A volte ci arrabbiamo per i più svariati motivi: nostro figlio non mette a posto la stanza, qualcuno ci risponde in un modo che percepiamo scortese, una nostra idea non viene rispettata. Magari ci arrabbiamo molto e in quel momento siamo totalmente convinti che la nostra rabbia sia giustificata dagli eventi che sono accaduti.
Se potessimo però guardarci con un po’ più di distacco vedremmo che spesso la nostra reazione è sproporzionata rispetto all’evento: altre persone, ad esempio, in quella stessa situazione, avrebbero reagito in modo completamente diverso. Ci sarebbero stati tanti altri modi di rispondere alla stessa situazione, eppure noi ci siamo arrabbiati, è venuta fuori questa grande rabbia che ci ha travolti e ci ha fatto agire in modi che non approviamo.
Cosa succede in questi casi, quando la rabbia è sproporzionata all’evento che l’ha generata? Che sta emergendo la rabbia di un bambino, un bambino che abbiamo dentro di noi, un bambino ferito.
Mettiamo che ci arrabbiamo quando nostro figlio ci risponde male perché percepiamo nella sua risposta una mancanza di rispetto. Mettiamo che noi abbiamo una ferita sul tema del rispetto, cioè che il bambino che siamo stati non è stato rispettato e per questo in passato abbiamo sofferto.
Allora quando nostro figlio ci risponderà male, emergerà in noi quel bambino ferito con tutta la rabbia di tutta la sua storia di non rispetto. È questa la rabbia che emerge, che non è legata tanto all’evento che l’ha scatenata, ma al nostro passato e a quello che ci portiamo dentro: l’evento è solo lo stimolo, non la causa.
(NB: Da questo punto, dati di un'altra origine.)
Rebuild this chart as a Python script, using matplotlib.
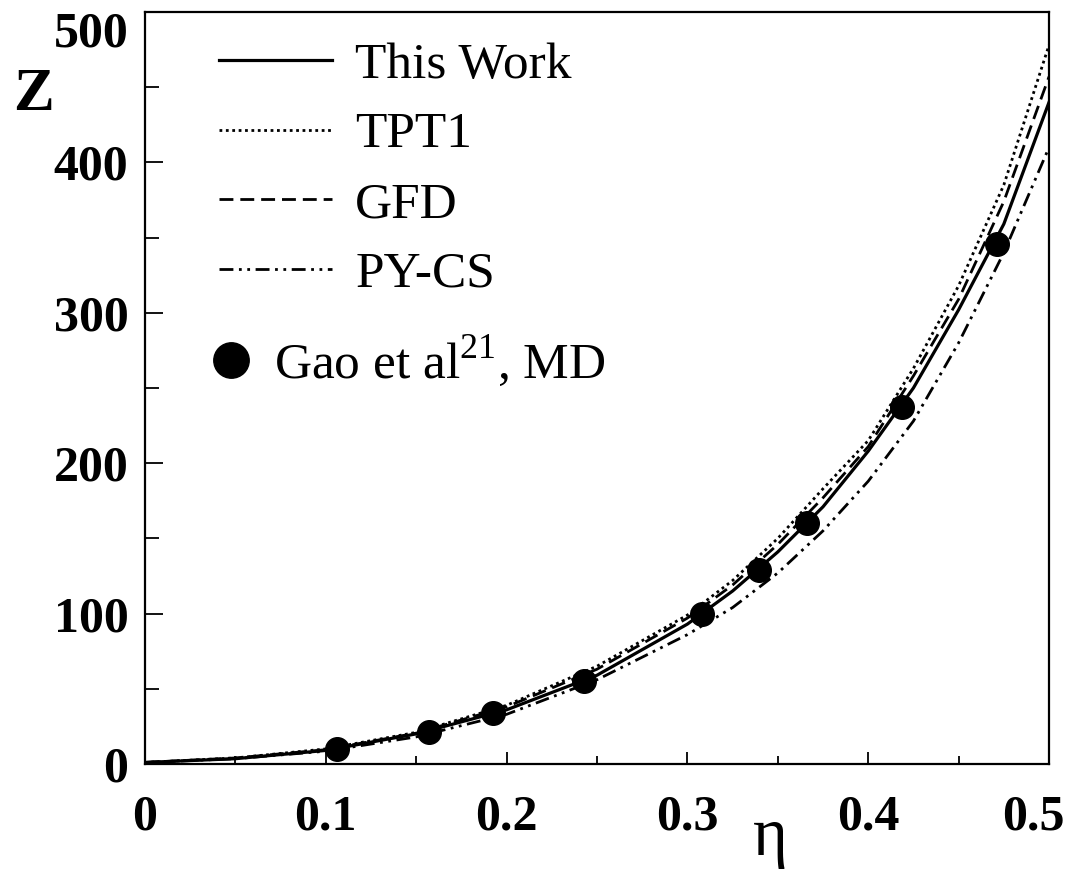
import numpy as np
import matplotlib
matplotlib.use('Agg')
import matplotlib.pyplot as plt
import matplotlib.transforms as mtransforms

plt.rcParams['font.family'] = ['Liberation Serif', 'DejaVu Serif']
plt.rcParams['mathtext.fontset'] = 'custom'
plt.rcParams['mathtext.rm'] = 'Liberation Serif'

# curves
eta = [0, 0.05, 0.1, 0.15, 0.2, 0.25, 0.3, 0.325, 0.35, 0.375, 0.4, 0.425, 0.45, 0.475, 0.5]
z_this_work = [1, 3.5, 9, 20, 36, 59, 93, 115, 141, 171, 208, 250, 302, 359, 440]
z_tpt1 = [1, 4, 10, 21, 39, 65, 99, 122, 150, 183, 215, 263, 318, 385, 478]
z_gfd = [1, 4, 9.5, 20.5, 38, 63, 97, 119, 146, 177, 211, 258, 309, 374, 457]
z_pycs = [1, 3.5, 8.5, 18, 33, 56, 86, 104, 127, 155, 188, 228, 280, 340, 410]

# MD points (Gao et al)
md_eta = [0.106, 0.157, 0.1925, 0.243, 0.308, 0.3396, 0.3663, 0.4185, 0.471]
md_z = [10, 21.5, 34, 55.4, 100, 129, 160, 237.6, 346]

xticks = [0, 0.1, 0.2, 0.3, 0.4, 0.5]
xticklabels = ['0', '0.1', '0.2', '0.3', '0.4', '0.5']
yticks = [0, 100, 200, 300, 400, 500]
yticklabels = ['0', '100', '200', '300', '400', '500']

fig = plt.figure(figsize=(10.7, 8.75), dpi=100)
ax = fig.add_axes([0.1355, 0.1269, 0.8449, 0.8594])

l1, = ax.plot(eta, z_this_work, color='k', lw=2.3, ls='-', label='This Work')
l2, = ax.plot(eta, z_tpt1, color='k', lw=2.0, ls=(0, (1, 1.3)), label='TPT1')
l3, = ax.plot(eta, z_gfd, color='k', lw=2.0, ls=(0, (5, 2.5)), label='GFD')
l4, = ax.plot(eta, z_pycs, color='k', lw=2.0, ls=(0, (5, 2, 1, 2, 1, 2)), label='PY-CS')
l5, = ax.plot(md_eta, md_z, 'o', color='k', ms=17, ls='none', label='Gao et al$^{21}$, MD')

ax.set_xlim(0, 0.5)
ax.set_ylim(0, 500)

for sp in ax.spines.values():
    sp.set_linewidth(1.6)

ax.set_xticks(xticks)
ax.set_xticklabels(xticklabels, fontsize=36, fontweight='bold')
ax.set_xticks(np.arange(0.05, 0.5, 0.1), minor=True)
ax.set_yticks(yticks)
ax.set_yticklabels(yticklabels, fontsize=36, fontweight='bold')
ax.set_yticks(np.arange(50, 500, 100), minor=True)
ax.tick_params(axis='x', which='major', direction='in', length=9, width=1.3, pad=22)
ax.tick_params(axis='x', which='minor', direction='in', length=5.5, width=1.3)
ax.tick_params(axis='y', which='major', direction='in', length=13, width=1.3, pad=12)
ax.tick_params(axis='y', which='minor', direction='in', length=10, width=1.3)

# last x label sits a bit to the left, top y label hangs below its tick
lab = ax.get_xticklabels()[-1]
lab.set_transform(lab.get_transform() + mtransforms.ScaledTranslation(-0.16, 0, fig.dpi_scale_trans))
ax.get_yticklabels()[-1].set_va('top')

leg1 = ax.legend(handles=[l1, l2, l3, l4], loc='upper left', bbox_to_anchor=(0.042, 1.008),
                 frameon=False, fontsize=37, handlelength=2.2, handletextpad=0.45,
                 labelspacing=0.44, borderpad=0.2)
ax.add_artist(leg1)
ax.legend(handles=[l5], loc='upper left', bbox_to_anchor=(0.038, 0.62),
          frameon=False, fontsize=37, handlelength=0.6, handletextpad=0.55,
          markerscale=1.5, borderpad=0.2)

fig.text(0.031, 0.891, 'Z', fontsize=44, fontweight='bold', ha='center', va='center')
fig.text(0.72, 0.042, 'η', fontsize=48, ha='center', va='center')

plt.savefig('out.png', dpi=100)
Il fatto che questa rabbia emerga è meraviglioso perché ci dice qualcosa dei nostri più profondi bisogni. Non ci parla tanto della realtà contingente, ma ci dice qualcosa della nostra storia, di quello che siamo e ci portiamo dentro da sempre, delle nostre ferite ancora aperte. E tutto questo dovrebbe chiamarci a un lavoro interiore, e potrebbe darci l’energia per intraprenderlo.
E quando siamo di fronte alla rabbia di qualcun altro?
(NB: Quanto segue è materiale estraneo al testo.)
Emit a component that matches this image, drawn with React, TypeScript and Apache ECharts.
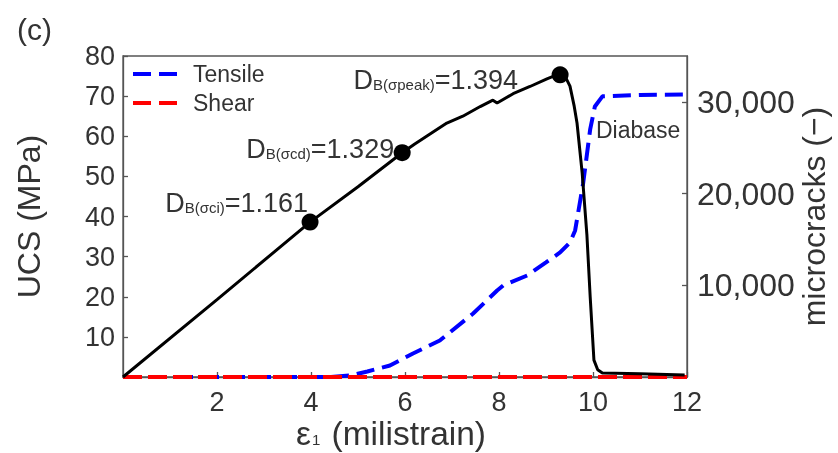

Quando vediamo negli altri una grande rabbia, il primo impulso è quello di difenderci, di arrabbiarci a nostra volta, di giudicare, magari perché percepiamo che dal nostro punto di vista questa rabbia è ingiustificata, è sproporzionata rispetto all’evento che l’ha stimolata.
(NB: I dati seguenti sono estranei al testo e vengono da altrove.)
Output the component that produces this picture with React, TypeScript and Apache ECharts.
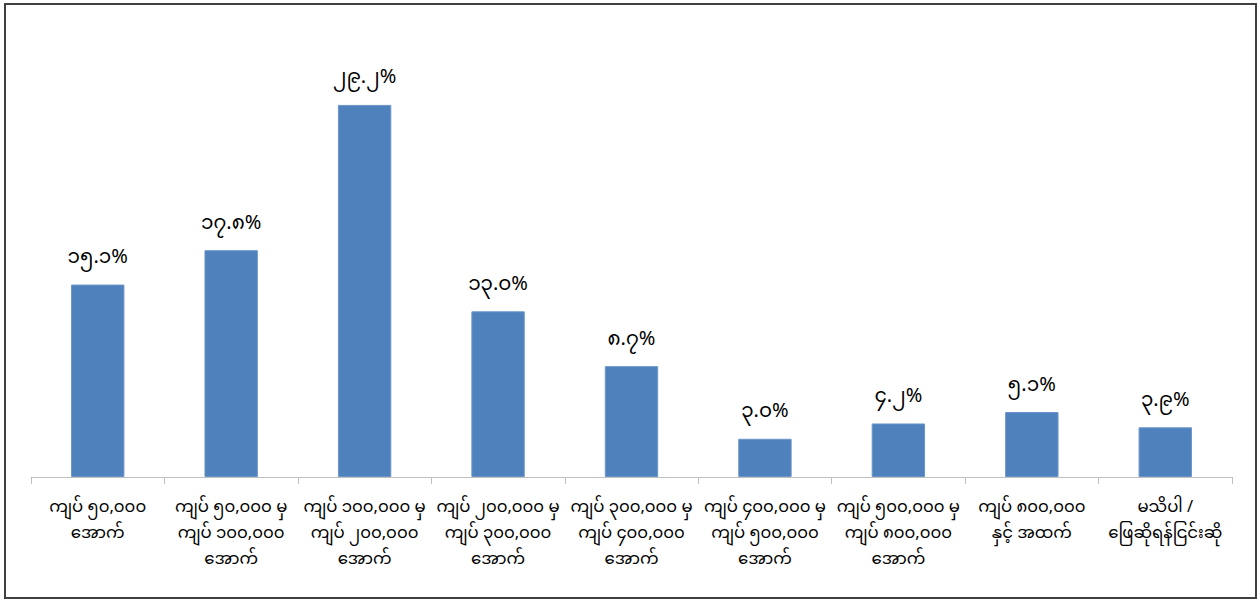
import React, { useEffect, useRef } from "react";
import * as echarts from "echarts";

const categories: string[] = [
  "ကျပ် ၅၀,၀၀၀\nအောက်",
  "ကျပ် ၅၀,၀၀၀ မှ\nကျပ် ၁၀၀,၀၀၀\nအောက်",
  "ကျပ် ၁၀၀,၀၀၀ မှ\nကျပ် ၂၀၀,၀၀၀\nအောက်",
  "ကျပ် ၂၀၀,၀၀၀ မှ\nကျပ် ၃၀၀,၀၀၀\nအောက်",
  "ကျပ် ၃၀၀,၀၀၀ မှ\nကျပ် ၄၀၀,၀၀၀\nအောက်",
  "ကျပ် ၄၀၀,၀၀၀ မှ\nကျပ် ၅၀၀,၀၀၀\nအောက်",
  "ကျပ် ၅၀၀,၀၀၀ မှ\nကျပ် ၈၀၀,၀၀၀\nအောက်",
  "ကျပ် ၈၀၀,၀၀၀\nနှင့် အထက်",
  "မသိပါ /\nဖြေဆိုရန်ငြင်းဆို",
];

const values: number[] = [15.1, 17.8, 29.2, 13.0, 8.7, 3.0, 4.2, 5.1, 3.9];

const valueLabels: string[] = [
  "၁၅.၁%",
  "၁၇.၈%",
  "၂၉.၂%",
  "၁၃.၀%",
  "၈.၇%",
  "၃.၀%",
  "၄.၂%",
  "၅.၁%",
  "၃.၉%",
];

const FONT = '"Noto Sans Myanmar", "Padauk", "Myanmar Text", "DejaVu Sans", sans-serif';

export default function App() {
  const ref = useRef<HTMLDivElement>(null);
  useEffect(() => {
    if (!ref.current) return;
    const chart = echarts.init(ref.current, null, { renderer: "svg" });
    chart.setOption({
      animation: false,
      backgroundColor: "#ffffff",
      grid: { left: 31, right: 28, top: 31, bottom: 125, containLabel: false },
      xAxis: {
        type: "category",
        data: categories,
        axisLine: { show: true, lineStyle: { color: "#bfbfbf", width: 1 } },
        axisTick: { show: true, length: 7, lineStyle: { color: "#bfbfbf" } },
        axisLabel: {
          interval: 0,
          color: "#000000",
          fontSize: 16.5,
          lineHeight: 26,
          fontFamily: FONT,
          margin: 18,
        },
      },
      yAxis: {
        type: "value",
        min: 0,
        max: 35,
        show: false,
        splitLine: { show: false },
      },
      series: [
        {
          type: "bar",
          data: values,
          barWidth: "40%",
          itemStyle: { color: "#4f81bd", borderColor: "#6b95c9", borderWidth: 1 },
          label: {
            show: true,
            position: "top",
            distance: 16,
            color: "#000000",
            fontSize: 20,
            fontFamily: FONT,
            formatter: (p: any) => valueLabels[p.dataIndex],
          },
        },
      ],
      graphic: [
        {
          type: "rect",
          shape: { x: 5, y: 4, width: 1251, height: 594 },
          style: { fill: "none", stroke: "#404040", lineWidth: 2 },
          silent: true,
        },
      ],
    });
    return () => chart.dispose();
  }, []);
  return (
    <div
      ref={ref}
      style={{ position: "absolute", left: 0, top: 0, width: 1260, height: 602 }}
    />
  );
}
Eppure sarebbe bello riuscire a vedere in questa manifestazione della rabbia dell’altro la parte bambina che si sta muovendo in lui e provare compassione e tenerezza per quel bambino che è stato ferito e che adesso si manifesta. E se questa persona è qualcuno a cui vogliamo bene e con cui abbiamo una relazione, riuscire a guardarlo nella sua rabbia con quella tenerezza con cui prenderemmo in braccio un bambino ferito.
Non dobbiamo per forza rispondere, reagire, arrabbiarci a nostra volta, né colpevolizzarci pensando di essere l’unica causa della sua rabbia, ma forse solo vedere quella parte bambina dell’altro e riconoscere la sua sofferenza. E forse un giorno riusciremo ad aiutare anche l’altra persona a vedere questa parte e a prendersene cura, sapendo che anche quando siamo di fronte alla rabbia dell’altro siamo di fronte a un’energia che può essere preziosa e che potrebbe diventare il propellente di una trasformazione interiore.